Avrupa’da şu anda bir vizyonsuzluk krizi olduğunu söyleyen Bakan Çelik, "Avrupa’nın içindeki vizyonsuzluk kriziyle karşı karşıya gelmiş durumda Türkiye-Avrupa Birliği ilişkileri, bunu buraya konumlandırmak lazım. Sayın Juncker konuşma yaptı, göç meselesi, savunma meselesi, yükselen ırkçılık, artık birliğin tek bir politika çerçevesinde değil her bir devletin ayrı bir politika çerçevesinde davranarak birliğin tehlikeye düşmesi gibi konular Sayın Juncker bunların altını çiziyor. Diyor ki; ’Ben AB’nin ve Avrupa bütünleşmesinin bütün safhalarına şahit olmuş bir kişi olarak en kırılgan olduğumuz dönemde olduğunu düşünüyorum. Artık bir birlik olarak hareket etme yeteneğimizi kaybediyoruz’ diyor. Hiçbir konuyu çözemiyorlar ama Türkiye ile ilgili konularda mutlak hükümde bulunuyorlar ve Avrupa’nın içerisindeki Avrupa Komisyonu ve diğer kurumlar, Avrupa’nın içindeki hiçbir konuyu çözemiyorlar. Avrupa Birliği karar alamaz hale geldi. En son Kanada ile yapılan Serbest Ticaret Anlaşması’nı gördünüz, komisyon dedi ki; ’Bu benim yetkimdedir’ dedi. Bazı ülkeler itiraz ettiler, ’Burada karma yetki söz konusudur’ dediler. Yani hem komisyon bakacak hem üye ülkeler onay verecek diye ve tuttu bunu Adalet Divanı’na götürdü komisyon. Belçika’daki Valon Bölgesi bunu reddedince süreç tıkandı. Haftalarca biz bunu aşmalarını izledik.
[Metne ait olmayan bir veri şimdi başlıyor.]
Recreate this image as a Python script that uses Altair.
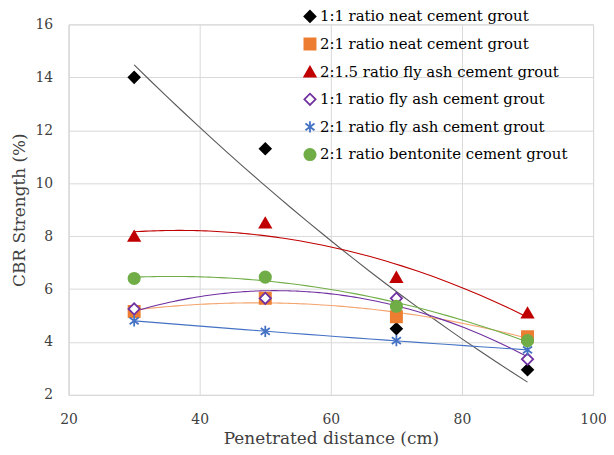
import altair as alt
import pandas as pd

distance = [30, 50, 70, 90]
series_names = [
    "1:1 ratio neat cement grout",
    "2:1 ratio neat cement grout",
    "2:1.5 ratio fly ash cement grout",
    "1:1 ratio fly ash cement grout",
    "2:1 ratio fly ash cement grout",
    "2:1 ratio bentonite cement grout",
]
neat_1_1 = [14.0, 11.3, 4.5, 2.95]
neat_2_1 = [5.15, 5.65, 4.95, 4.2]
flyash_2_15 = [8.0, 8.5, 6.45, 5.1]
flyash_1_1 = [5.25, 5.65, 5.65, 3.35]
flyash_2_1 = [4.8, 4.4, 4.05, 3.7]
bentonite_2_1 = [6.4, 6.45, 5.35, 4.05]

series_values = [neat_1_1, neat_2_1, flyash_2_15, flyash_1_1, flyash_2_1, bentonite_2_1]
marker_colors = ["#000000", "#ED7D31", "#C00000", "#7030A0", "#4472C4", "#70AD47"]
fill_colors = ["#000000", "#ED7D31", "#C00000", "#FFFFFF", "transparent", "#70AD47"]
line_colors = ["#595959", "#F4A46E", "#C00000", "#7030A0", "#4472C4", "#70AD47"]
asterisk = "M0,-1L0,1M-0.8,-0.6L0.8,0.6M-0.8,0.6L0.8,-0.6"
shapes = ["diamond", "square", "triangle-up", "diamond", asterisk, "circle"]
sizes = [125, 130, 150, 75, 110, 150]

rows = []
for name, vals in zip(series_names, series_values):
    for d, v in zip(distance, vals):
        rows.append({"series": name, "distance": d, "cbr": v})
df = pd.DataFrame(rows)
legend_df = pd.DataFrame({"series": series_names, "rank": list(range(len(series_names)))})

FONT = "DejaVu Serif"
xscale = alt.Scale(domain=[20, 100], nice=False)
yscale = alt.Scale(domain=[2, 16], nice=False)

x_enc = alt.X("distance:Q", scale=xscale,
              axis=alt.Axis(title="Penetrated distance (cm)", values=[20, 40, 60, 80, 100]))
y_enc = alt.Y("cbr:Q", scale=yscale,
              axis=alt.Axis(title="CBR Strength (%)", values=[2, 4, 6, 8, 10, 12, 14, 16]))

stroke_enc = alt.Stroke("series:N", scale=alt.Scale(domain=series_names, range=marker_colors), legend=None)
fill_enc = alt.Fill("series:N", scale=alt.Scale(domain=series_names, range=fill_colors), legend=None)
shape_enc = alt.Shape("series:N", scale=alt.Scale(domain=series_names, range=shapes), legend=None)
size_enc = alt.Size("series:N", scale=alt.Scale(domain=series_names, range=sizes), legend=None)

base = alt.Chart(df)

trend = base.transform_regression(
    "distance", "cbr", groupby=["series"], method="poly", order=2, extent=[30, 90]
).mark_line(strokeWidth=1.1).encode(
    x=x_enc, y=y_enc,
    color=alt.Color("series:N", scale=alt.Scale(domain=series_names, range=line_colors), legend=None),
)

points = base.mark_point(strokeWidth=1.8, opacity=1).encode(
    x=x_enc, y=y_enc,
    stroke=stroke_enc, fill=fill_enc, shape=shape_enc, size=size_enc,
)

main = alt.layer(trend, points)

leg_y = alt.Y("rank:Q", scale=alt.Scale(domain=[0, 5], range=[-8, 131]), axis=None)
leg_symbols = alt.Chart(legend_df).mark_point(strokeWidth=1.8, opacity=1).encode(
    x=alt.value(243), y=leg_y,
    stroke=stroke_enc, fill=fill_enc, shape=shape_enc, size=size_enc,
)
leg_labels = alt.Chart(legend_df).mark_text(
    align="left", baseline="middle", font=FONT, fontSize=15, color="#000000"
).encode(
    x=alt.value(253), y=leg_y, text="series:N",
)
legend_layer = alt.layer(leg_symbols, leg_labels)

chart = alt.layer(main, legend_layer).resolve_scale(y="independent").properties(
    width=528, height=373,
    autosize="none",
    padding={"left": 61, "top": 15, "right": 13, "bottom": 59},
).configure_view(
    stroke="#D9D9D9", strokeWidth=1
).configure_axis(
    grid=True, gridColor="#D9D9D9", gridWidth=1,
    domain=True, domainColor="#D9D9D9",
    ticks=False, labelFlush=False,
    labelFont=FONT, labelFontSize=14, labelColor="#404040",
    titleFont=FONT, titleFontSize=17, titleColor="#404040", titleFontWeight="normal",
).configure_axisX(
    labelPadding=18, titlePadding=4,
).configure_axisY(
    labelPadding=16, titlePadding=7,
)

chart.save("out.html", embed_options={"renderer": "svg", "actions": False})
Dolayısıyla sokaktaki Avrupalı insanın en temel ihtiyaçlarını ve beklentilerini yönetemeyen bir kurumsal yapısı var. Biz de onlara diyoruz ki; ’Bu kurumsal yapının içerisinde Türkiye ile işbirliği oluşturamazsınız siz’ hem bu kurumsal sorunlarını aşabilecek hem de Türkiye ile işbirliği oluşturabilecek yeni bir düzeye geçmeniz lazım ve bunun da adı şudur; artık genişleme konusunda içe kapanan bir Avrupa değil, tam tersine Türkiye’yi de kapsayan bir Avrupa projesinin ortaya çıkması lazım" ifadesini kullandı.
HAHN’A DAVET
AB Komisyonu’nun Genişlemeden Sorumlu Komiseri Johannes Hahn’ın raporla ilgili açıklamalarını değerlendiren Bakan Çelik, "Ben Hahn ile defalarca görüştüm ve dün de telefonda anlattım. Biz bu konuda AB üyesi pek çok ülkeden daha ilerdeyiz. Hahn’ın bir ifadesi var ve diyor ki ‘Türkiye ne istediğini çok açık söylesin.’ Peki söylüyoruz. Biz AB’ye tam üye olmuş, ırkçılıktan, İslamofobiden arındırılmış bir değerler Avrupası coğrafyası görmek istiyoruz. Objektif ilkelere dayanan bir katılım müzakeresi istiyoruz. 50 yıldır müzakere yapıyoruz. Bu tabiata aykırı bir şey. Hahn bir ara söylemişti ‘hiç kimse ayrıcalık istemesin’ diye. Ben de cevap verdim ona. Katılım müzakerelerinde tenzilat istemiyoruz. Objektif kriterler uygulansın. Sayın Hahn’ı Avrupa Birliği katılım müzakereleri konusunda objektif kriterlerle süreci yürütmeye davet ediyoruz" dedi.